# Force on a hot wheel car lab

1. Jan 2, 2009

### pamelaislost

How would you find fnet if there is no force applied?
does anything happen to the other forces as well?

how do you find the theoretical and actual distances traveled up and down an incline if you have photogate data and need to find the theoretical and actual distance traveled?
should i have measured the distance by hand when i set up the experiment?

2. Jan 5, 2009

### chrisk

Given the information you provided, the following is assumed: frictionless surface and wheel bearings, and no air resistance. Then this is a conservation of energy problem. Initially, the car is at an initial height h0 above the lowest point of the track with an initial velocity of zero. So the stored energy (potential energy) is m*g*h0 where m is the mass of the car, and g is the acceleration of gravity, and the initial kinetic energy is zero (v = 0).
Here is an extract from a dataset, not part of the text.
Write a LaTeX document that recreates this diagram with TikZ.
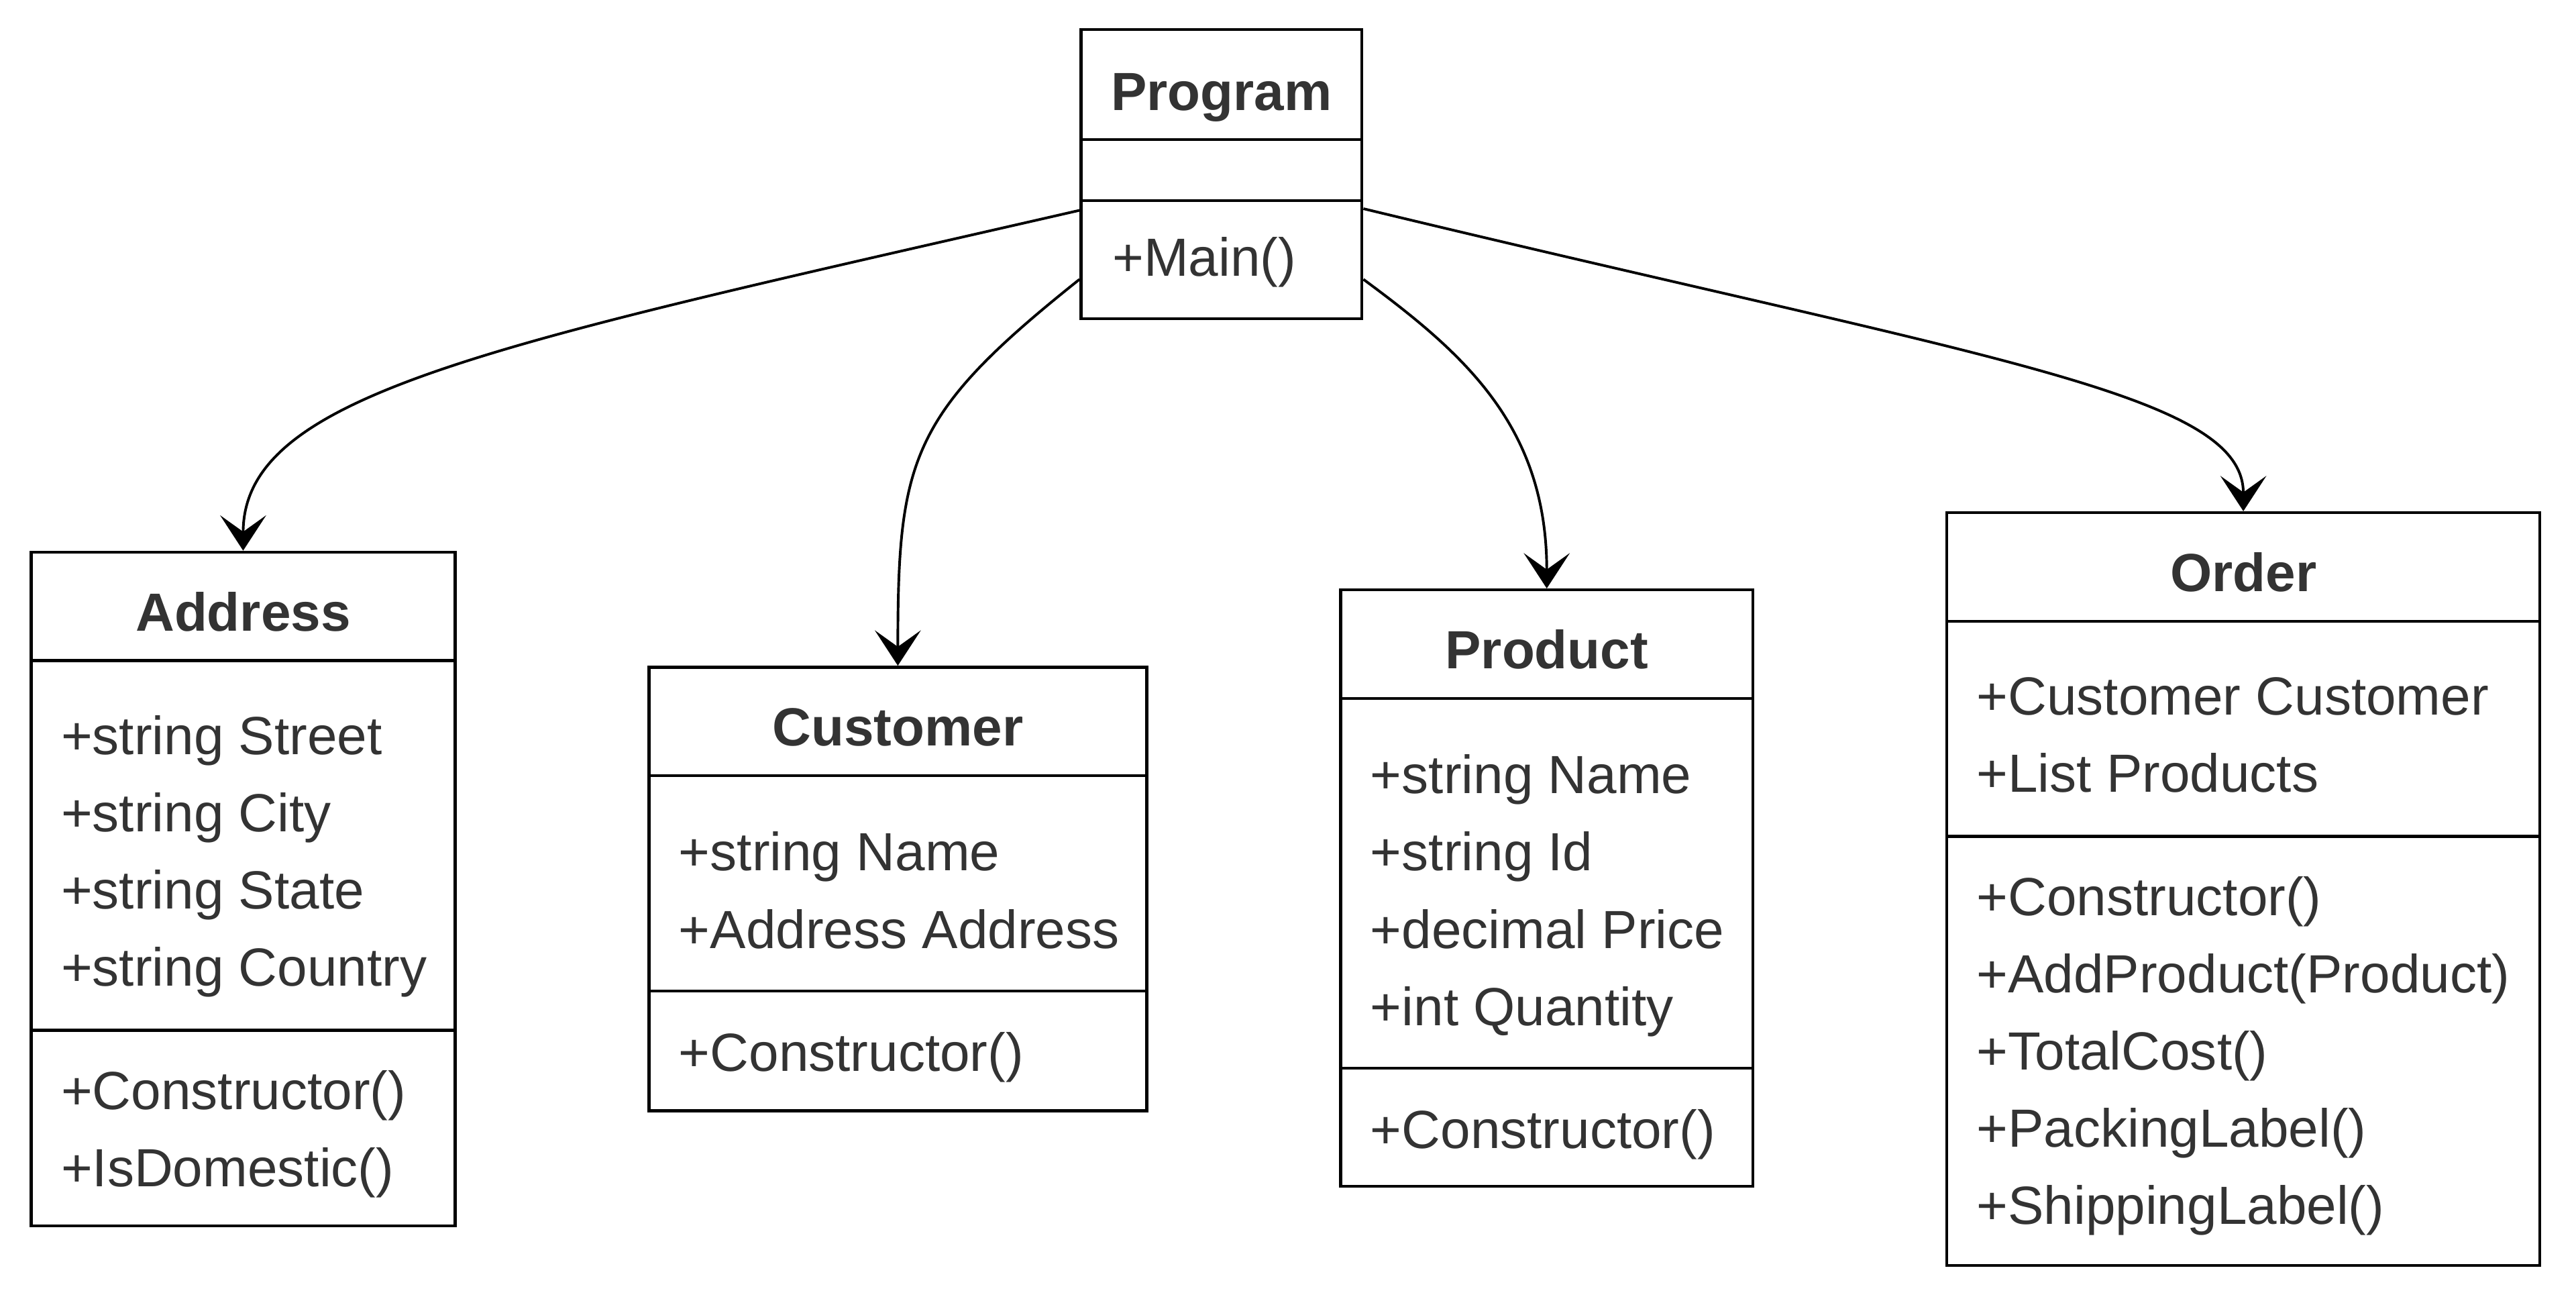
\documentclass[tikz,border=0pt]{standalone}
\usepackage{fontspec}
\setmainfont{Liberation Sans}
\usetikzlibrary{arrows.meta}
\definecolor{txt}{HTML}{333333}
\begin{document}
\begin{tikzpicture}[x=1pt,y=-1pt,
  classbox/.style={draw=black,line width=1.8pt,rectangle,inner sep=0pt,fill=white},
  divline/.style={draw=black,line width=1.8pt},
  ctitle/.style={anchor=base,inner sep=0pt,text=txt,font=\fontsize{32.7pt}{47pt}\selectfont\bfseries},
  citem/.style={anchor=base west,inner sep=0pt,text=txt,font=\fontsize{32.7pt}{47pt}\selectfont},
  conn/.style={draw=black,line width=1.6pt,-{Stealth[length=21.5pt,width=28pt,inset=10pt]}}
]
\fill[white] (0,0) rectangle (1568,790.5);
\useasboundingbox (0,0) rectangle (1568,790.5);

% Program
\node[classbox,minimum width=171pt,minimum height=176pt] (prog) at (743.5,106) {};
\draw[divline] (prog.west |- 0,85) -- (prog.east |- 0,85);
\draw[divline] (prog.west |- 0,122) -- (prog.east |- 0,122);
\node[ctitle] (progT) at (743.5,67) {Program};
\node[citem] (progM1) at (677,168) {+Main()};

% Address
\node[classbox,minimum width=258pt,minimum height=410pt] (addr) at (148,541) {};
\draw[divline] (addr.west |- 0,402) -- (addr.east |- 0,402);
\draw[divline] (addr.west |- 0,627) -- (addr.east |- 0,627);
\node[ctitle] (addrT) at (148,384) {Address};
\node[citem] (addrA1) at (37,459) {+string Street};
\node[citem] (addrA2) at (37,506) {+string City};
\node[citem] (addrA3) at (37,553) {+string State};
\node[citem] (addrA4) at (37,600) {+string Country};
\node[citem] (addrM1) at (37,675) {+Constructor()};
\node[citem] (addrM2) at (37,722) {+IsDomestic()};

% Customer
\node[classbox,minimum width=303pt,minimum height=270pt] (cust) at (546.5,541) {};
\draw[divline] (cust.west |- 0,472) -- (cust.east |- 0,472);
\draw[divline] (cust.west |- 0,603) -- (cust.east |- 0,603);
\node[ctitle] (custT) at (546.5,454) {Customer};
\node[citem] (custA1) at (413,530) {+string Name};
\node[citem] (custA2) at (413,577) {+Address Address};
\node[citem] (custM1) at (413,652) {+Constructor()};

% Product
\node[classbox,minimum width=251pt,minimum height=363pt] (prod) at (941.5,540.5) {};
\draw[divline] (prod.west |- 0,425) -- (prod.east |- 0,425);
\draw[divline] (prod.west |- 0,650) -- (prod.east |- 0,650);
\node[ctitle] (prodT) at (941.5,407) {Product};
\node[citem] (prodA1) at (834,483) {+string Name};
\node[citem] (prodA2) at (834,530) {+string Id};
\node[citem] (prodA3) at (834,577) {+decimal Price};
\node[citem] (prodA4) at (834,624) {+int Quantity};
\node[citem] (prodM1) at (834,699) {+Constructor()};

% Order
\node[classbox,minimum width=361pt,minimum height=458pt] (ord) at (1365.5,541) {};
\draw[divline] (ord.west |- 0,378) -- (ord.east |- 0,378);
\draw[divline] (ord.west |- 0,509) -- (ord.east |- 0,509);
\node[ctitle] (ordT) at (1365.5,360) {Order};
\node[citem] (ordA1) at (1203,435) {+Customer Customer};
\node[citem] (ordA2) at (1203,482) {+List Products};
\node[citem] (ordM1) at (1203,557) {+Constructor()};
\node[citem] (ordM2) at (1203,604) {+AddProduct(Product)};
\node[citem] (ordM3) at (1203,651) {+TotalCost()};
\node[citem] (ordM4) at (1203,698) {+PackingLabel()};
\node[citem] (ordM5) at (1203,745) {+ShippingLabel()};

% Connectors
\draw[conn] ([yshift=-22pt]prog.west) .. controls +(-358,82) and +(0,-96) .. (addr.north);
\draw[conn] ([yshift=-64pt]prog.west) .. controls +(-103,82) and +(0,-126) .. (cust.north);
\draw[conn] ([yshift=-64pt]prog.east) .. controls +(61,45) and +(0,-99) .. (prod.north);
\draw[conn] ([yshift=-21pt]prog.east) .. controls +(381,92) and +(0,-72) .. (ord.north);
\end{tikzpicture}
\end{document}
When the car is released, the potential energy is converted into kinetic energy, KE = 1/2mv^2. The sum of the potential energy and kinetic energy must always equal the initial energy, m*g*h0. Therefore, the velocity of the car is only a function of the height. When the car is at the lowest point on the track, all the potential energy has been converted to kinetic energy i.e. m*g*h0 = 1/2mv^2 and solve for v. This is the maximum velocity of the car. Velocity calculations at any height will show that v is independent of the mass of the car so the mass does not need to be measured. Please clarify the forces you are trying to calculate. Is it the normal force while the car is in a 360 degree loop? The mass of the car will be needed for force calculations.